(Plotting code records)
◆ ◆ ◆ ◆ ◆

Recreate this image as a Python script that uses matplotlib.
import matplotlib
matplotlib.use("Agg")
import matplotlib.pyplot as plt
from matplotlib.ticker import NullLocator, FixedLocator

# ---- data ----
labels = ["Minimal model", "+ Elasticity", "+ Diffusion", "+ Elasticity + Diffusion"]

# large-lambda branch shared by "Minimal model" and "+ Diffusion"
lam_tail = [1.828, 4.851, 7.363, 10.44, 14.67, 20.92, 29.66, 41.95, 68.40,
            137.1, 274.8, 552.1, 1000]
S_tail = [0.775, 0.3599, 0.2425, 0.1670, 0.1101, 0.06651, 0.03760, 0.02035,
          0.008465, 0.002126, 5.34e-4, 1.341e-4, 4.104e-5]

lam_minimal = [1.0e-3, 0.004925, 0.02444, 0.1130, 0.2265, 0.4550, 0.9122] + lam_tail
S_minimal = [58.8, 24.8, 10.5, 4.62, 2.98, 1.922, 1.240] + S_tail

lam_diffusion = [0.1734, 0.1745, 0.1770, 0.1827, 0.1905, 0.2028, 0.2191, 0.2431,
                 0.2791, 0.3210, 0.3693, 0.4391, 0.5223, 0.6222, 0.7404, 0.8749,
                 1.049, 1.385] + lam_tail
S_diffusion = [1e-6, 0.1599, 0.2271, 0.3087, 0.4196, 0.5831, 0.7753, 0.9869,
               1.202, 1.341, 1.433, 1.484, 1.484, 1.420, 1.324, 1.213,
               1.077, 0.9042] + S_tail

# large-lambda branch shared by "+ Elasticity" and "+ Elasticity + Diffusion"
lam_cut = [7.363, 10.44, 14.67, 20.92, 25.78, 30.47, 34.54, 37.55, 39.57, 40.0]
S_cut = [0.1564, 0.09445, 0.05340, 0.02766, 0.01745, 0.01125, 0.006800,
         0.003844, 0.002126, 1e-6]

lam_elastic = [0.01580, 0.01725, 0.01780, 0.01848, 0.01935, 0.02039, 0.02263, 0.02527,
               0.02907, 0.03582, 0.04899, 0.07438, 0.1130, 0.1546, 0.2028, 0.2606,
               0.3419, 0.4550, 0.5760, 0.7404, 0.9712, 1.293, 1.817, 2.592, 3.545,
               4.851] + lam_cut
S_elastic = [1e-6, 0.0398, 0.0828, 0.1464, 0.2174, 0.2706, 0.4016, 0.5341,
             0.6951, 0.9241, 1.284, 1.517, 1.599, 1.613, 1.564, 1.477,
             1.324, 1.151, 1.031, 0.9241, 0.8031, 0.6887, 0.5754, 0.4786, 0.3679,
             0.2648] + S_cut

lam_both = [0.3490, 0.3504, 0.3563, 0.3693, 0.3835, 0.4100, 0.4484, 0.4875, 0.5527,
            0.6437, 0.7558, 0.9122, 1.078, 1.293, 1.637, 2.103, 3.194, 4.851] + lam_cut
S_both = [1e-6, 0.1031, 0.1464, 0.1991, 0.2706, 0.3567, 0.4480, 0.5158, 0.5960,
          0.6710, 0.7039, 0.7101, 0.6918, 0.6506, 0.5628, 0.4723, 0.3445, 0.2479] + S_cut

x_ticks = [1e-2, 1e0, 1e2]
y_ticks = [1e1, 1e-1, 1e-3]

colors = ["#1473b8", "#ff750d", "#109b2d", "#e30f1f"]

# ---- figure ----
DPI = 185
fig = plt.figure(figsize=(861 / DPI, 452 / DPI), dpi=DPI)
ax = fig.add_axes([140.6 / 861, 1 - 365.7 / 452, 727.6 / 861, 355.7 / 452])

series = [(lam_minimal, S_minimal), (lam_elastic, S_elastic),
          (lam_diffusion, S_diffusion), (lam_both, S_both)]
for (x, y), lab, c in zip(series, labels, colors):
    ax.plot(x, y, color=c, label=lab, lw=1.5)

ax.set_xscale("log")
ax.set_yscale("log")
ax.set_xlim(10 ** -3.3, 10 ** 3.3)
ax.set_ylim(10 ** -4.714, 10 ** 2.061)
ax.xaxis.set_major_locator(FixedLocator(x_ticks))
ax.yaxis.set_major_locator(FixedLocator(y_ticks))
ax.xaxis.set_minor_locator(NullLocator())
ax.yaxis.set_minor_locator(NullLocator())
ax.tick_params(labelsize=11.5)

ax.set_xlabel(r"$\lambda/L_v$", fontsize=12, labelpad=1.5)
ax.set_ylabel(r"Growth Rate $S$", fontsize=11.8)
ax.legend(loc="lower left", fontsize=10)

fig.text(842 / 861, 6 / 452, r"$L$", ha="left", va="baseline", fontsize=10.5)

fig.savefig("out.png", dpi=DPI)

◆ ◆ ◆ ◆ ◆

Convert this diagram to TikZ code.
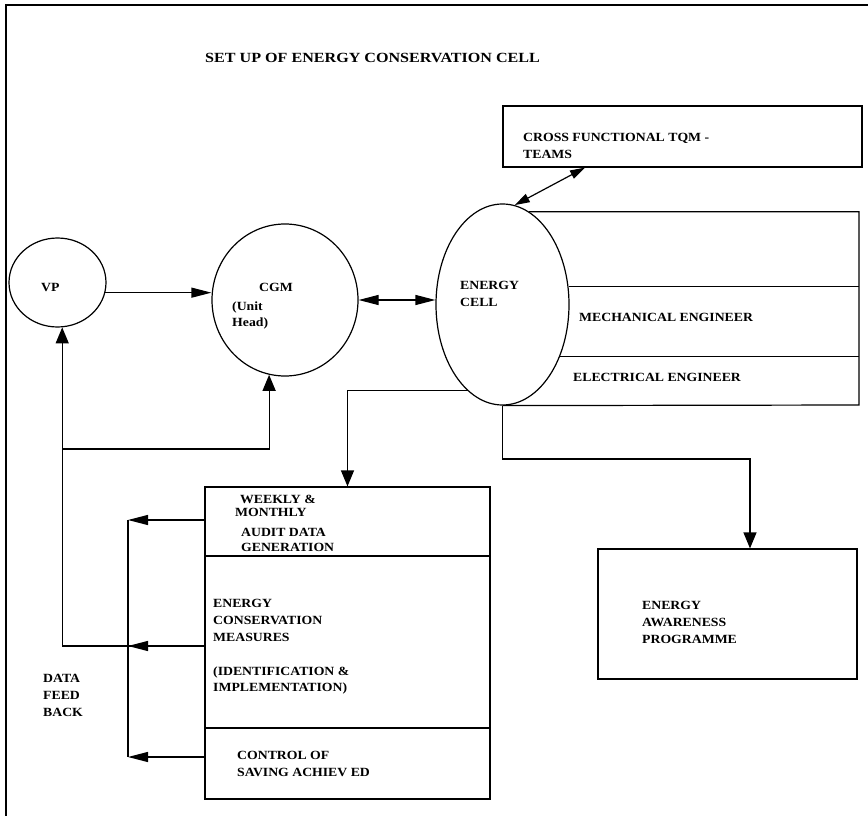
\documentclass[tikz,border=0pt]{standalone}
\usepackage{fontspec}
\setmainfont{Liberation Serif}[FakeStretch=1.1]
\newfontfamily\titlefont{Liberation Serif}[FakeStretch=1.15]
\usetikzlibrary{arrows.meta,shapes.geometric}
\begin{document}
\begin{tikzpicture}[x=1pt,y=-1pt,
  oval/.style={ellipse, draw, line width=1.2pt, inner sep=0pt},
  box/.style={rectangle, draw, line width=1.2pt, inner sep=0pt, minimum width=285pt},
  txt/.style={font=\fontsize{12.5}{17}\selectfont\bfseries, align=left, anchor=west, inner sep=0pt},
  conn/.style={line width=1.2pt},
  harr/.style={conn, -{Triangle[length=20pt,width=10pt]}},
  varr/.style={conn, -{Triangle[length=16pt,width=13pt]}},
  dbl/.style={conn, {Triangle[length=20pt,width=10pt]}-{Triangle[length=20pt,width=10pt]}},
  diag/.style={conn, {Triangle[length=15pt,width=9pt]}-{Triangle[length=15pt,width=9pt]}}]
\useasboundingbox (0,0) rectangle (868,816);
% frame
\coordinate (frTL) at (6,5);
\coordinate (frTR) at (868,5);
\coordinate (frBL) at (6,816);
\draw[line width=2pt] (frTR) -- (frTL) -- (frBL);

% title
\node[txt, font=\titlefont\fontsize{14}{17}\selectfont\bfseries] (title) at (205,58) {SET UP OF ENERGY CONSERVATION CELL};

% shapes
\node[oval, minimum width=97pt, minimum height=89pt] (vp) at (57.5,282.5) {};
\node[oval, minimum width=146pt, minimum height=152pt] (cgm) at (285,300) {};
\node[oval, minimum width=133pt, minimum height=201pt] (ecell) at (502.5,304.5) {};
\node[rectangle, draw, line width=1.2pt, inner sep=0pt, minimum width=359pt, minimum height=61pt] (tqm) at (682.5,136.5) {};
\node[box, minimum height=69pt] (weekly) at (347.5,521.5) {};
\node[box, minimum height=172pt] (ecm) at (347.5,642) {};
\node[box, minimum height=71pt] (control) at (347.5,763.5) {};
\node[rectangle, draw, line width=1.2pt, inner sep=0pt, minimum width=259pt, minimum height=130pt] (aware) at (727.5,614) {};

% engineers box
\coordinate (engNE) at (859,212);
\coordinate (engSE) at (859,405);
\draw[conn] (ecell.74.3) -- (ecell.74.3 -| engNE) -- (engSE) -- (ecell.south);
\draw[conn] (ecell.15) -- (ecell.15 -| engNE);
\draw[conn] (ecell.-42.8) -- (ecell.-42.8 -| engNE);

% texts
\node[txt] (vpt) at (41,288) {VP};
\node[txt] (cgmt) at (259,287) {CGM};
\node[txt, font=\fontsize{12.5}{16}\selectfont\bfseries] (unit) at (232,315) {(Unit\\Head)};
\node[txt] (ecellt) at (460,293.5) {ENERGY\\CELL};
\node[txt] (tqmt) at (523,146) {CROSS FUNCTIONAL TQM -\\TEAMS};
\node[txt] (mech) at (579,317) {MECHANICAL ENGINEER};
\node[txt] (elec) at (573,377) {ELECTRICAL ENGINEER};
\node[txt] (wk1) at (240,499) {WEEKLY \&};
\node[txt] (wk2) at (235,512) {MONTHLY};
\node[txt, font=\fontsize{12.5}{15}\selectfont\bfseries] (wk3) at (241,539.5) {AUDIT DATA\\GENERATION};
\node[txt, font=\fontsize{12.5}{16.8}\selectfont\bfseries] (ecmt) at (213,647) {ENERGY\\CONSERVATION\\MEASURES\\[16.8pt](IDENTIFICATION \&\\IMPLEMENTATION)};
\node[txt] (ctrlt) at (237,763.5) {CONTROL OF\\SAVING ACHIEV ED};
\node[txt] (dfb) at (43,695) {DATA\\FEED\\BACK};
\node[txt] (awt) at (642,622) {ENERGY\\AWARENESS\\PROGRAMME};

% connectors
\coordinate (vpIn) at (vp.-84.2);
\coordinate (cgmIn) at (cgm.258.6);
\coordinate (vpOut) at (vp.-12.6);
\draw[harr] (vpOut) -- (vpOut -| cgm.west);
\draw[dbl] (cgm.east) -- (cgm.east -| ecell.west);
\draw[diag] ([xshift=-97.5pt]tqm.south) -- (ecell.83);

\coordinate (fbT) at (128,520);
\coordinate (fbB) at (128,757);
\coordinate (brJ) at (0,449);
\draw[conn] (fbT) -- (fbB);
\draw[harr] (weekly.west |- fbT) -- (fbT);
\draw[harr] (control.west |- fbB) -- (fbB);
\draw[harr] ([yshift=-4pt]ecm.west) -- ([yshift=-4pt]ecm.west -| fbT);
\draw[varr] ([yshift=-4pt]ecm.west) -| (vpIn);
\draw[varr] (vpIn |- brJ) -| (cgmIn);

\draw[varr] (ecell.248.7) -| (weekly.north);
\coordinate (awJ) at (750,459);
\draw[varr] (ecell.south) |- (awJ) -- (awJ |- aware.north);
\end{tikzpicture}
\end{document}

◆ ◆ ◆ ◆ ◆

Return each line that includes "this".

(RESPONSE TO THE EXERCISE)
Recreate this image as a Python script that uses matplotlib.
Convert this diagram to TikZ code.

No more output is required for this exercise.